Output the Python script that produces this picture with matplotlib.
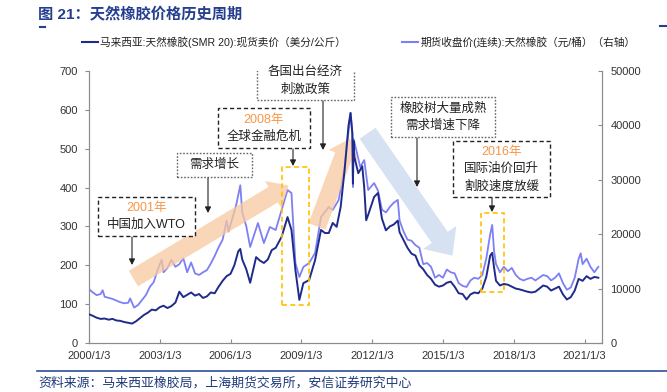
import matplotlib
matplotlib.use("Agg")
import matplotlib.pyplot as plt
import matplotlib.dates as mdates
from matplotlib.patches import Rectangle
from matplotlib.lines import Line2D
import pandas as pd

plt.rcParams['font.family'] = ['Liberation Sans', 'Noto Sans CJK SC', 'DejaVu Sans']

# ---------------- data ----------------
smr_dates = ["2000-01-03", "2000-03", "2000-05", "2000-07", "2000-09", "2000-11",
             "2001-01", "2001-03", "2001-05", "2001-07", "2001-09", "2001-11",
             "2002-01", "2002-03", "2002-05", "2002-07", "2002-09", "2002-11",
             "2003-01", "2003-03", "2003-05", "2003-07", "2003-09", "2003-11",
             "2004-01", "2004-03", "2004-05", "2004-07", "2004-09", "2004-11",
             "2005-01", "2005-03", "2005-05", "2005-07", "2005-09", "2005-11",
             "2006-01", "2006-03", "2006-05", "2006-06", "2006-07", "2006-09", "2006-11",
             "2007-02", "2007-04", "2007-06", "2007-08", "2007-10", "2007-12",
             "2008-03", "2008-06", "2008-08", "2008-10", "2008-12",
             "2009-02", "2009-05", "2009-08", "2009-11", "2010-01", "2010-03",
             "2010-05", "2010-07", "2010-09", "2010-11", "2011-01", "2011-02",
             "2011-03-01", "2011-03-10", "2011-03-20", "2011-04", "2011-06", "2011-08",
             "2011-09", "2011-10", "2011-11", "2012-02", "2012-04", "2012-06",
             "2012-08", "2012-10", "2012-12", "2013-02", "2013-03", "2013-05", "2013-07",
             "2013-09", "2013-11", "2014-01", "2014-03", "2014-05", "2014-07", "2014-09",
             "2014-11", "2015-01", "2015-03", "2015-05", "2015-07", "2015-09", "2015-11",
             "2016-01", "2016-03", "2016-05", "2016-07", "2016-09", "2016-11", "2017-01",
             "2017-02", "2017-03", "2017-04", "2017-06", "2017-08", "2017-10", "2017-12",
             "2018-02", "2018-04", "2018-06", "2018-08", "2018-10", "2018-12", "2019-02",
             "2019-04", "2019-06", "2019-08", "2019-10", "2019-12", "2020-02", "2020-04",
             "2020-06", "2020-08", "2020-10", "2020-12", "2021-02", "2021-04", "2021-06",
             "2021-08"]
smr_values = [74, 70, 65, 62, 63, 60,
              62, 58, 57, 54, 52, 50,
              56, 64, 72, 78, 86, 84,
              92, 96, 90, 95, 104, 132,
              118, 124, 130, 122, 126, 116,
              120, 130, 128, 145, 160, 172,
              178, 200, 236, 242, 215, 190, 155,
              221, 212, 206, 215, 239, 245,
              273, 324, 291, 188, 111,
              154, 162, 213, 291, 283, 283,
              309, 299, 350, 445, 560, 592,
              540, 410, 520, 479, 437, 455,
              400, 316, 330, 376, 386, 320,
              290, 300, 305, 315, 285, 265, 245,
              230, 225, 200, 190, 175, 165, 150,
              145, 148, 155, 158, 145, 128, 126,
              112, 125, 130, 128, 140, 170, 225,
              232, 195, 160, 148, 152, 150, 145,
              140, 138, 135, 132, 130, 132, 140,
              148, 145, 135, 140, 145, 125, 112,
              118, 135, 165, 160, 172, 165, 170,
              168]

fut_dates = ["2000-01-03", "2000-03", "2000-05", "2000-07", "2000-08", "2000-09", "2000-11",
             "2001-01", "2001-03", "2001-05", "2001-07", "2001-09", "2001-10", "2001-12",
             "2002-02", "2002-04", "2002-06", "2002-08", "2002-10", "2002-12",
             "2003-02", "2003-03", "2003-05", "2003-07", "2003-09", "2003-11",
             "2004-01", "2004-03", "2004-05", "2004-07", "2004-09", "2004-11",
             "2005-01", "2005-03", "2005-05", "2005-07", "2005-09", "2005-11", "2005-12",
             "2006-02", "2006-04", "2006-06", "2006-07", "2006-09", "2006-11",
             "2007-03", "2007-06", "2007-09", "2007-12", "2008-03", "2008-06",
             "2008-08", "2008-10", "2008-12", "2009-02", "2009-05", "2009-08",
             "2009-11", "2010-03", "2010-05", "2010-08", "2010-11", "2011-02",
             "2011-03-01", "2011-03-10", "2011-03-20", "2011-05", "2011-07", "2011-09",
             "2011-11", "2012-02", "2012-04", "2012-06",
             "2012-08", "2012-10", "2012-12", "2013-02", "2013-03", "2013-05", "2013-07",
             "2013-09", "2013-11", "2014-01", "2014-03", "2014-05", "2014-07", "2014-09",
             "2014-11", "2015-01", "2015-03", "2015-05", "2015-07", "2015-09", "2015-11",
             "2016-01", "2016-03", "2016-05", "2016-07", "2016-09", "2016-11", "2017-01",
             "2017-02", "2017-03", "2017-04", "2017-06", "2017-08", "2017-10", "2017-12",
             "2018-02", "2018-04", "2018-06", "2018-08", "2018-10", "2018-12", "2019-02",
             "2019-04", "2019-06", "2019-08", "2019-10", "2019-12", "2020-02", "2020-04",
             "2020-06", "2020-08", "2020-10", "2020-11", "2020-12", "2021-02", "2021-04",
             "2021-06", "2021-08"]
fut_values = [9900, 9300, 8800, 9000, 9700, 8500, 8300,
              8100, 7800, 7500, 7300, 7400, 8200, 6500,
              7000, 7900, 8800, 10300, 11200, 13500,
              15300, 13000, 13800, 15300, 14000, 14500,
              15600, 13000, 14800, 12800, 12500, 13000,
              13400, 14600, 16000, 17600, 19000, 22500, 20500,
              23000, 25500, 29000, 24000, 21500, 17650,
              22050, 18380, 21320, 20770, 24450, 28120,
              27570, 14700, 12130, 13970, 14700, 16540,
              23160, 25000, 24450, 26280, 32350, 42300,
              38500, 28670, 37500, 35470, 32350, 33630,
              28120, 29400, 28000, 24500,
              24000, 25000, 25800, 26300, 22500, 20500, 19000,
              18800, 18000, 17500, 14500, 14700, 14000, 12000,
              12500, 12000, 13500, 13000, 12800, 11000, 10500,
              10300, 11500, 12000, 11800, 12500, 15500, 20000,
              21700, 17000, 14500, 13000, 14000, 13200, 13800,
              12500, 11800, 11500, 11800, 12000, 11500, 12000,
              12500, 12300, 11500, 12000, 12800, 11000, 9800,
              10200, 12000, 15500, 16500, 14500, 15500, 14000,
              13000, 14000]

xtick_labels = ["2000/1/3", "2003/1/3", "2006/1/3", "2009/1/3",
                "2012/1/3", "2015/1/3", "2018/1/3", "2021/1/3"]

series1_name = "马来西亚:天然橡胶(SMR 20):现货卖价（美分/公斤）"
series2_name = "期货收盘价(连续):天然橡胶（元/桶）（右轴）"
title = "图 21：天然橡胶价格历史周期"
source = "资料来源：马来西亚橡胶局，上海期货交易所，安信证券研究中心"

# ---------------- figure ----------------
W, H = 667, 392
fig = plt.figure(figsize=(W / 100, H / 100), dpi=100)
ax = fig.add_axes([89 / W, 1 - 343 / H, (602 - 89) / W, (343 - 71) / H])
ax2 = ax.twinx()

DARK = "#1f2b8c"
LIGHT = "#7d7ff5"

sd = pd.to_datetime(smr_dates, format="mixed")
fd = pd.to_datetime(fut_dates, format="mixed")
ax2.plot(fd, fut_values, color=LIGHT, lw=1.3, zorder=3)
ax.plot(sd, smr_values, color=DARK, lw=1.4, zorder=4)
ax.set_zorder(ax2.get_zorder() + 1)
ax.patch.set_visible(False)

ax.set_ylim(0, 700)
ax2.set_ylim(0, 50000)
ax.set_yticks(range(0, 701, 100))
ax2.set_yticks(range(0, 50001, 10000))
ax.set_xlim(pd.Timestamp("2000-01-03"), pd.Timestamp("2021-09-27"))
xt = pd.to_datetime([l.replace("/", "-") for l in xtick_labels], format="%Y-%m-%d")
ax.set_xticks(xt)
ax.set_xticklabels(xtick_labels)

spine_c = "#8c8c8c"
for a in (ax, ax2):
    for s in a.spines.values():
        s.set_color(spine_c)
    a.spines['top'].set_visible(False)
ax.tick_params(axis='y', direction='out', length=3, color=spine_c, labelsize=8, labelcolor="#333333", pad=5)
ax.tick_params(axis='x', direction='in', length=3, color=spine_c, labelsize=8, labelcolor="#333333", pad=6)
ax2.tick_params(axis='y', direction='in', length=3, color=spine_c, labelsize=8, labelcolor="#333333", pad=6)

inv = ax.transData.inverted()


def px(x, y):
    """figure pixel (from top-left) -> data coords of ax"""
    return tuple(inv.transform((x, H - y)))


# big trend arrows (annotation decorations, placed in figure pixels)
ORANGE_A = "#f9c9a0"
BLUE_A = "#c9d8ee"
ax.annotate("", xy=px(291, 184), xytext=px(131, 280),
            arrowprops=dict(arrowstyle="simple,head_length=1.3,head_width=2.3,tail_width=1.3",
                            fc=ORANGE_A, ec="none", alpha=0.75), zorder=1)
ax.annotate("", xy=px(351, 136), xytext=px(316, 229),
            arrowprops=dict(arrowstyle="simple,head_length=1.3,head_width=2.3,tail_width=1.3",
                            fc=ORANGE_A, ec="none", alpha=0.75), zorder=1)
ax.annotate("", xy=px(454, 258), xytext=px(366, 131),
            arrowprops=dict(arrowstyle="simple,head_length=1.6,head_width=2.9,tail_width=1.4",
                            fc=BLUE_A, ec="none", alpha=0.75), zorder=1)

# yellow dashed boxes
for x0, y0, x1, y1 in [(282, 167, 309, 305), (481, 213, 504, 292)]:
    (dx0, dy1) = px(x0, y1)
    (dx1, dy0) = px(x1, y0)
    ax.add_patch(Rectangle((dx0, dy1), dx1 - dx0, dy0 - dy1, fill=False, ec="#ffc000",
                           ls=(0, (3, 2)), lw=1.2, zorder=5))

TXT = "#222222"
ORANGE_T = "#f79646"


def box_text(x0, y0, x1, y1, lines, dark=True):
    ls = (0, (3, 2)) if dark else (0, (1.2, 1.2))
    ec = "#222222" if dark else "#666666"
    (dx0, dyb) = px(x0, y1)
    (dx1, dyt) = px(x1, y0)
    ax.add_patch(Rectangle((dx0, dyb), dx1 - dx0, dyt - dyb, fc="white", ec=ec, ls=ls,
                           lw=1.0, zorder=7))
    n = len(lines)
    xc = (x0 + x1) / 2
    yc = (y0 + y1) / 2
    for i, (s, c) in enumerate(lines):
        yy = yc + (i - (n - 1) / 2) * 17
        ax.text(*px(xc, yy), s, ha="center", va="center", fontsize=9, color=c, zorder=8)


box_text(98, 197, 195, 236, [("2001年", ORANGE_T), ("中国加入WTO", TXT)], dark=True)
box_text(177, 153, 252, 177, [("需求增长", TXT)], dark=False)
box_text(218, 108, 310, 148, [("2008年", ORANGE_T), ("全球金融危机", TXT)], dark=True)
box_text(257, 62, 354, 100, [("各国出台经济", TXT), ("刺激政策", TXT)], dark=False)
box_text(391, 97, 495, 137, [("橡胶树大量成熟", TXT), ("需求增速下降", TXT)], dark=False)
box_text(453, 141, 550, 197, [("2016年", ORANGE_T), ("国际油价回升", TXT), ("割胶速度放缓", TXT)], dark=True)

# small black pointer arrows
for xv, y0, y1 in [(132, 237, 265), (208, 178, 213), (293, 149, 166),
                   (323, 101, 150), (417, 138, 187), (492, 198, 212)]:
    ax.annotate("", xy=px(xv, y1), xytext=px(xv, y0),
                arrowprops=dict(arrowstyle="-|>,head_length=0.35,head_width=0.18",
                                color="#222222", lw=0.8, shrinkA=0, shrinkB=0), zorder=8)

# title & decorations
BLUE_T = "#253f8e"
fig.text(38 / W, 1 - 14 / H, title, fontsize=11, fontweight="bold",
         color=BLUE_T, va="center", ha="left")
fig.add_artist(Line2D([40 / W, 45 / W], [1 - 27 / H, 1 - 27 / H], color=BLUE_T, lw=1.5))
fig.add_artist(Line2D([660 / W, 667 / W], [1 - 26 / H, 1 - 26 / H], color=BLUE_T, lw=1.5))

# legend
fig.add_artist(Line2D([82 / W, 98 / W], [1 - 42 / H, 1 - 42 / H], color=DARK, lw=1.5))
fig.text(100 / W, 1 - 42 / H, series1_name, fontsize=7.7, color="#222222", va="center", ha="left")
fig.add_artist(Line2D([402 / W, 418 / W], [1 - 42 / H, 1 - 42 / H], color=LIGHT, lw=1.5))
fig.text(421 / W, 1 - 42 / H, series2_name, fontsize=7.7, color="#222222", va="center", ha="left")

# bottom rule & source
fig.add_artist(Line2D([37 / W, 667 / W], [1 - 371 / H, 1 - 371 / H], color="#2f4f9e", lw=1.2))
fig.text(38 / W, 1 - 383 / H, source, fontsize=9.3, color="#1f3a7a", va="center", ha="left",
         style="italic")

fig.savefig("out.png", dpi=100)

▸ AIM
Without the pictures, please reproduce each line of the listing above exactly, from the first one through the line bearing "plt.rcParams['font.family'] = ['Liberation".

▸ TASK SOLUTION
Output the Python script that produces this picture with matplotlib.
import matplotlib
matplotlib.use("Agg")
import matplotlib.pyplot as plt
import matplotlib.dates as mdates
from matplotlib.patches import Rectangle
from matplotlib.lines import Line2D
import pandas as pd

plt.rcParams['font.family'] = ['Liberation Sans', 'Noto Sans CJK SC', 'DejaVu Sans']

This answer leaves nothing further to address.